23 October 2012 17:32 [Source: ICIS news]
By Nigel Davis
LONDON (ICIS)--One of the first multi-national chemical companies to report each quarter, DuPont can be a bellwether for the sector. This company’s very much science and technology driven businesses sell into important chemical end-use markets such as construction and electronics, and it has an agriculture segment which has rivals among the other large chemical groups.
The figures this time, severely depressed on poor Asia-Pacific industrial and construction sales, and a sombre outlook, point to a tough second half. They have prompted a new cost cutting drive and job losses at the firm and, somewhat strangely, surprised investors, helping to drive the stock down sharply.
The striking feature of the third quarter 2012 numbers is the 10% year-on-year volume slump in Asia-Pacific sales. (The drop in volumes in the Europe, Middle East Africa (EMEA) region of 6% is hardly surprising given Europe’s economic woes.) The negative Asia-Pacific impact on sales was heightened by an 5% decline in prices in the region.
The data cut in a different way show a sharp 20% decline in volume sales in DuPont’s electronics & communications segment and an 18% fall in volumes in performance chemicals. Not surprisingly pre-tax operating income (PTOI) from both segments was hit hard. It was down 60% in electronics & communications and 37%, or a cool $221m (€170m), in performance chemicals.
"We continue to execute well in many parts of the company, and certain segments are outperforming despite market volatility,” CEO Ellen Kullman said. But she added: “Weaker than expected demand in titanium dioxide and photovoltaic markets contributed to the decline from last year's record third-quarter earnings. We are addressing these challenges now to position ourselves for improved performance."
A volume decline in photovoltaics drove electronics & communications sales lower and pushed segment PTOI down by $59m to $40m. The drop was only partially offset by “continued strong demand for materials in smart phone,” DuPont said.
Reduced spending on infrastructure projects and weak construction markets in Europe and in Asia Pacific were largely responsible for the drop in performance chemical segment sales and profits.
The most recent quarter was set against a record quarter for titanium dioxide (TiO2) but the company said demand was lower for both TiO2 and fluoropolymers.
DuPont is selling its performance coatings business to the Carlyle Group and this transaction, coupled with the slowdown, is forcing the company to cut jobs. What it calls the “elimination of residual costs related to the DPC [DuPont Performance Coatings] divestiture” will produce savings of $230m, while “additional restructuring in response to weaker macros”, will yield $220m.

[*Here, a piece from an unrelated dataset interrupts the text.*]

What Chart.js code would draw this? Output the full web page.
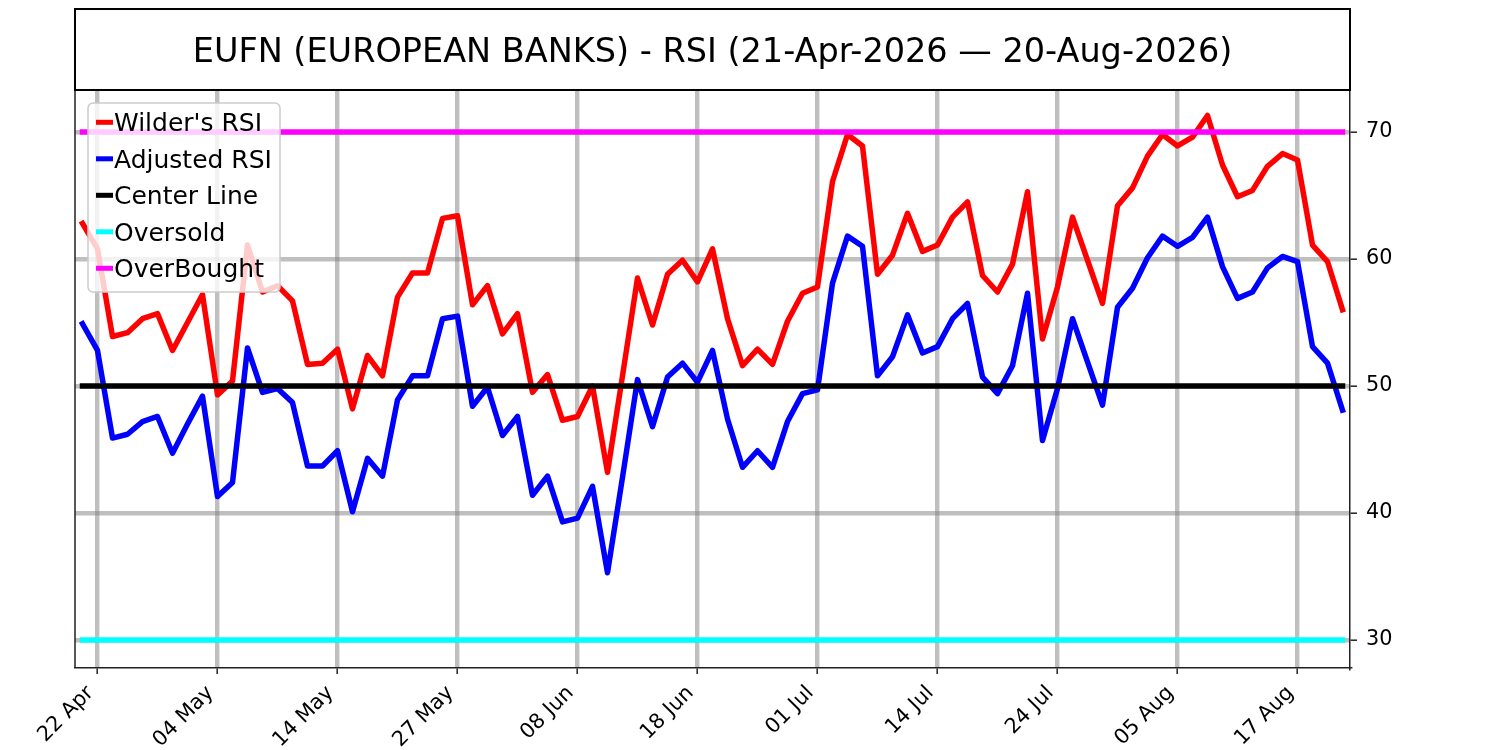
<!DOCTYPE html>
<html><head><meta charset="utf-8">
<script src="https://cdn.jsdelivr.net/npm/chart.js@4.4.1/dist/chart.umd.min.js"></script>
<style>html,body{margin:0;padding:0;background:#fff;} canvas{display:block;}</style>
</head><body>
<canvas id="c" width="1500" height="750"></canvas>
<script>
// ---- data ----
const dates = [
  "21 Apr","22 Apr","23 Apr","24 Apr","27 Apr","28 Apr","29 Apr","30 Apr",
  "01 May","04 May","05 May","06 May","07 May","08 May","11 May","12 May","13 May","14 May","15 May",
  "18 May","19 May","20 May","21 May","22 May","26 May","27 May","28 May","29 May",
  "01 Jun","02 Jun","03 Jun","04 Jun","05 Jun","08 Jun","09 Jun","10 Jun","11 Jun","12 Jun",
  "15 Jun","16 Jun","17 Jun","18 Jun","22 Jun","23 Jun","24 Jun","25 Jun","26 Jun","29 Jun","30 Jun",
  "01 Jul","02 Jul","06 Jul","07 Jul","08 Jul","09 Jul","10 Jul","13 Jul","14 Jul","15 Jul","16 Jul",
  "17 Jul","20 Jul","21 Jul","22 Jul","23 Jul","24 Jul","27 Jul","28 Jul","29 Jul","30 Jul","31 Jul",
  "03 Aug","04 Aug","05 Aug","06 Aug","07 Aug","10 Aug","11 Aug","12 Aug","13 Aug","14 Aug",
  "17 Aug","18 Aug","19 Aug","20 Aug"
];
const wilderRSI = [
  62.8, 60.8, 53.9, 54.2, 55.3, 55.7, 52.8, 55.0, 57.2, 49.3,
  50.4, 61.1, 57.4, 57.9, 56.7, 51.7, 51.8, 52.9, 48.2, 52.4,
  50.8, 57.0, 58.9, 58.9, 63.2, 63.4, 56.4, 57.9, 54.1, 55.7,
  49.5, 50.9, 47.3, 47.6, 50.0, 43.2, 50.8, 58.5, 54.8, 58.8,
  59.9, 58.2, 60.8, 55.3, 51.6, 52.9, 51.7, 55.1, 57.3, 57.8,
  66.1, 69.8, 68.9, 58.8, 60.3, 63.6, 60.6, 61.1, 63.3, 64.5,
  58.7, 57.4, 59.6, 65.3, 53.7, 57.8, 63.3, 59.9, 56.5, 64.2,
  65.6, 68.1, 69.8, 68.9, 69.6, 71.3, 67.4, 64.9, 65.4, 67.3,
  68.3, 67.8, 61.1, 59.8, 56.0
];
const adjustedRSI = [
  54.9, 52.8, 45.9, 46.2, 47.2, 47.6, 44.7, 47.0, 49.2, 41.3,
  42.4, 53.0, 49.5, 49.8, 48.7, 43.7, 43.7, 44.9, 40.1, 44.3,
  42.9, 48.9, 50.8, 50.8, 55.3, 55.5, 48.4, 49.9, 46.1, 47.6,
  41.4, 42.9, 39.3, 39.6, 42.1, 35.3, 42.8, 50.5, 46.8, 50.7,
  51.8, 50.3, 52.8, 47.4, 43.6, 44.9, 43.6, 47.2, 49.4, 49.7,
  58.1, 61.8, 61.0, 50.8, 52.3, 55.6, 52.6, 53.1, 55.3, 56.5,
  50.7, 49.4, 51.6, 57.3, 45.7, 49.8, 55.3, 51.9, 48.5, 56.2,
  57.7, 60.1, 61.8, 61.0, 61.7, 63.3, 59.4, 56.9, 57.4, 59.3,
  60.2, 59.8, 53.1, 51.8, 48.1
];
const centerLevel = 50;
const oversoldLevel = 30;
const overboughtLevel = 70;
const xTickIndex = [1, 9, 17, 25, 33, 41, 49, 57, 65, 73, 81];
const yTickValues = [30, 40, 50, 60, 70];
const titleText = "EUFN (EUROPEAN BANKS) - RSI (21-Apr-2026 \u2014 20-Aug-2026)";
const seriesNames = ["Wilder's RSI", "Adjusted RSI", "Center Line", "Oversold", "OverBought"];
const seriesColors = ["#ff0000", "#0000ff", "#000000", "#00ffff", "#ff00ff"];

// ---- build ----
const FONT = '"DejaVu Sans", "Liberation Sans", sans-serif';
const LW = 5.5;
const GW = 4.4;
const toPts = arr => arr.map((v, i) => ({x: i, y: v}));
const level = lv => dates.map((d, i) => ({x: i, y: lv}));
const seriesData = [toPts(wilderRSI), toPts(adjustedRSI), level(centerLevel), level(oversoldLevel), level(overboughtLevel)];

const datasets = seriesNames.map((name, k) => ({
  label: name,
  data: seriesData[k],
  borderColor: seriesColors[k],
  backgroundColor: seriesColors[k],
  borderWidth: LW,
  pointRadius: 0,
  tension: 0,
  fill: false,
  borderCapStyle: 'square',
  borderJoinStyle: 'round',
  order: 4 - k
}));

const decor = {
  id: 'decor',
  afterDraw(chart) {
    const ctx = chart.ctx, a = chart.chartArea;
    ctx.save();
    // left & top frame
    ctx.strokeStyle = '#222'; ctx.lineWidth = 1.5;
    ctx.beginPath();
    ctx.moveTo(a.left, a.bottom); ctx.lineTo(a.left, a.top); ctx.lineTo(a.right, a.top);
    ctx.stroke();
    // title box
    ctx.strokeStyle = '#000'; ctx.lineWidth = 2;
    ctx.strokeRect(a.left, 9, a.right - a.left, a.top - 9);
    ctx.fillStyle = '#000';
    ctx.font = '33.5px ' + FONT;
    ctx.textAlign = 'center'; ctx.textBaseline = 'alphabetic';
    ctx.fillText(titleText, (a.left + a.right) / 2, 61.5);
    // legend
    const lx = a.left + 13, ly = a.top + 13, lw = 192, lh = 189, r = 5;
    ctx.beginPath();
    ctx.moveTo(lx + r, ly);
    ctx.lineTo(lx + lw - r, ly); ctx.arcTo(lx + lw, ly, lx + lw, ly + r, r);
    ctx.lineTo(lx + lw, ly + lh - r); ctx.arcTo(lx + lw, ly + lh, lx + lw - r, ly + lh, r);
    ctx.lineTo(lx + r, ly + lh); ctx.arcTo(lx, ly + lh, lx, ly + lh - r, r);
    ctx.lineTo(lx, ly + r); ctx.arcTo(lx, ly, lx + r, ly, r);
    ctx.closePath();
    ctx.fillStyle = 'rgba(255,255,255,0.8)'; ctx.fill();
    ctx.strokeStyle = '#cccccc'; ctx.lineWidth = 1.5; ctx.stroke();
    ctx.font = '25px ' + FONT;
    ctx.textAlign = 'left'; ctx.textBaseline = 'alphabetic';
    seriesNames.forEach((name, k) => {
      const cy = ly + 19.3 + k * 36.5;
      ctx.strokeStyle = seriesColors[k]; ctx.lineWidth = 5; ctx.lineCap = 'butt';
      ctx.beginPath(); ctx.moveTo(lx + 8, cy); ctx.lineTo(lx + 25, cy); ctx.stroke();
      ctx.fillStyle = '#000';
      ctx.fillText(name, lx + 26, cy + 8.7);
    });
    ctx.restore();
  }
};

new Chart(document.getElementById('c'), {
  type: 'line',
  data: { datasets },
  options: {
    responsive: false,
    animation: false,
    devicePixelRatio: 1,
    layout: { padding: { left: 75, top: 90, right: 0, bottom: 0 } },
    plugins: { legend: { display: false }, tooltip: { enabled: false }, title: { display: false } },
    scales: {
      x: {
        type: 'linear',
        min: -0.5, max: 84.5,
        afterBuildTicks: s => { s.ticks = xTickIndex.map(v => ({ value: v })); },
        afterFit: s => { s.height = 82; },
        ticks: {
          autoSkip: false, maxRotation: 45, minRotation: 45,
          color: '#000', font: { family: FONT, size: 20.8 }, padding: 7, labelOffset: -7,
          callback: v => dates[v]
        },
        grid: { color: 'rgba(128,128,128,0.5)', lineWidth: GW, tickColor: '#222', tickWidth: 1.5, tickLength: 6, drawTicks: true },
        border: { display: true, color: '#222', width: 1.5 }
      },
      y: {
        type: 'linear',
        position: 'right',
        min: 27.795, max: 73.307,
        afterBuildTicks: s => { s.ticks = yTickValues.map(v => ({ value: v })); },
        afterFit: s => { s.width = 150; },
        ticks: { color: '#000', font: { family: FONT, size: 20.8 }, padding: 9, callback: v => String(v) },
        grid: { color: 'rgba(128,128,128,0.5)', lineWidth: GW, tickColor: '#222', tickWidth: 1.5, tickLength: 7, drawTicks: true },
        border: { display: true, color: '#222', width: 1.5 }
      }
    }
  },
  plugins: [decor]
});
</script>
</body></html>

About half of a total of 1,500 job losses relate to the divestment to Carlyle and a half to the poor economic environment. Restructuring charges of $394m in the quarter drove the company to report a $174m pre-tax loss from continuing operations versus a pre-tax profit of $451m in the comparable 2011 quarter.
DuPont is not expecting a great deal from its industry-related segments in the fourth quarter. Given the below-consensus third quarter performance, and the subdued outlook, it is not surprising that the company’s shares were hit in early trading on the New York Stock exchange on Tuesday. The shares were down by more than 8% at one stage.
The company is looking only to flat sales from electronics & communications in the fourth quarter with continued pressure on its photovoltaics business. Sales and profits from performance materials will be down significantly year on year because of the weak industrial and construction markets, it says, particularly in Asia.
With automobile sales flat and important industrial and electronics markets in the doldrums, the company expects somewhat lower sales in performance materials, but higher profits based on lower costs and higher prices.
What it calls “inconsistent spending” in the public sector is expected to put additional pressure on its safety & protection business which make the high strength fibre Kevlar among other materials.
The company’s full year earnings forecast puts the pressure on sales and profits in industrial and infrastructure markets, particularly in Asia, into perspective.
The current forecast is for full year earnings per share of between $3.25 and $3.30 from $3.55 a year ago on a comparable basis.
At the end of July, Du Pont was forecasting full year earnings per share of $4.20 to $4.40, compared with $3.93 in 2011.